It is Mexican Street Food similar to Indian stuffed paratha where the tortilla (corn or flour tortilla) is filled with Kidney beans and cheese. It is then covered with another tortilla. It is grilled on a flat pan applying oil or butter till golden and crispy on both the sides. It is served with guacamole, salsa and sour cream.
In a mixing bowl add whole wheat flour, oil and salt. Now mix them well and then knead into a smooth dough by adding water as required. Cover and keep aside for 30 minutes.
Make balls of the dough. Now take one ball. Flatten it and dust it with flour.
Roll into a thin big circle of around 12 cm diameter.
Heat a flat pan and place the prepared circle over it.
Flip it and cook it till light spots appear on both the sides.
Remove in a plate and similarly make other tortillas.
The tortillas are ready. Cover them with a cloth and use them when making the quesadilla.
Kidney Bean Filling
Cook Kidney beans with salt and drain them.
Mash the kidney beans with the help of potato masher.

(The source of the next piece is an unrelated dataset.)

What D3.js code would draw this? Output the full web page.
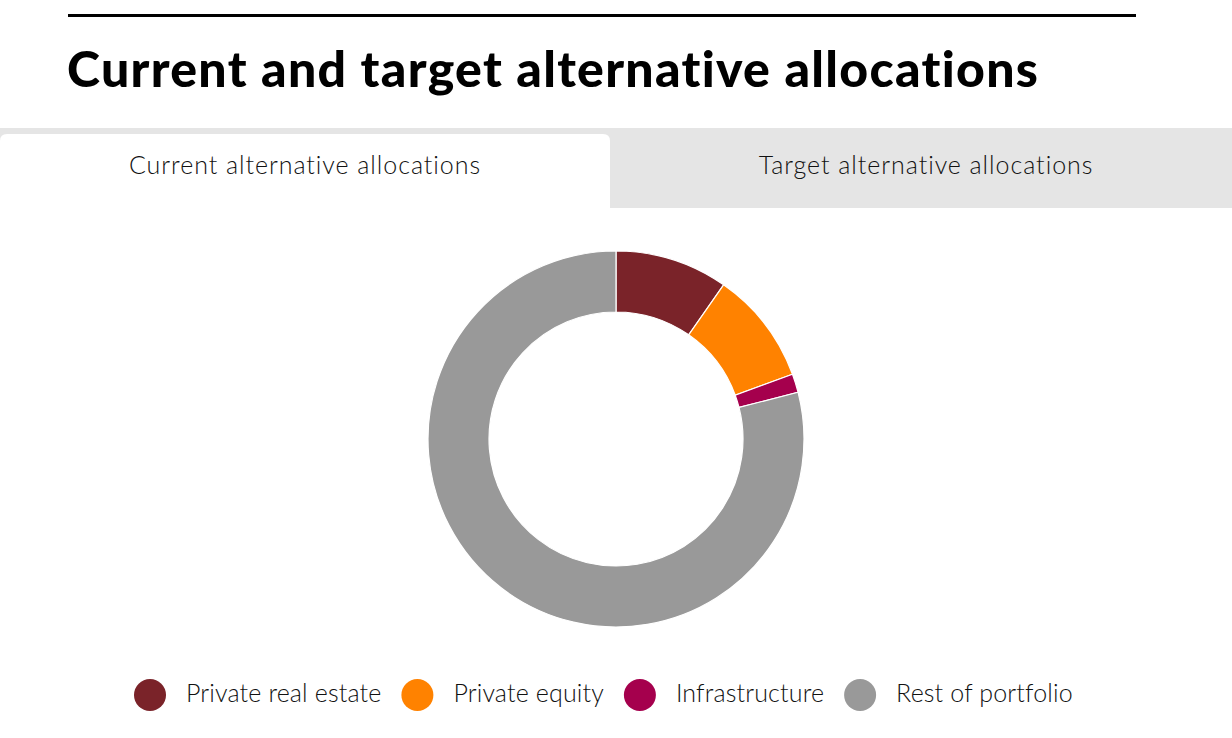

Add finely chopped green capsicum, red capsicum, onions, black pepper powder, red chili powder, roasted cumin powder and salt.
Mix well.
Add the chopped coriander.
Mix them all. The Kidney bean filling is ready. Keep it aside.
Salsa
In a bowl add finely chopped red capsicum, green capsicum, onion and deseeded and chopped tomato and coriander.
Add all the seasonings- roasted cumin powder, red chili powder, black pepper powder, salt, lemon juice, mixture of red chili sauce and tomato ketchup. (If you have tobassco sauce add few drops of it).
Mix them well. The salsa is ready. Keep it aside.
Guacamole
Cut the ripe avocado into two halves. Remove the seed. Remove the flesh of avocado.
Mash avocado flesh with a fork or potato masher. Add black pepper powder, roasted cumin powder, salt and lemon juice. Mix it well. The guacamole is ready to serve.
Assembling, making and serving quesadilla
Put together the prepared kidney bean filling, salsa, guacamole, tortilla and sour cream at one place.
Take two tortillas. Place the half cooked sides outside. Place two tbsp of kidney bean filling on it and spread it evenly.
Sprinkle 2-3 tbsp of shredded mozzarella cheese.
Cover with the other tortilla. Place the cooked side inside and the half cooked side outside.
Place the prepare quesadilla on the heated pan and on both sides flipping in between.
Roast them with 1 tsp of oil of each side till golden brown and crisp.
Remove from heat and cut into four parts. Similarly prepare the other quesadilla.
Serve them hot with guacamole, sour cream and salsa.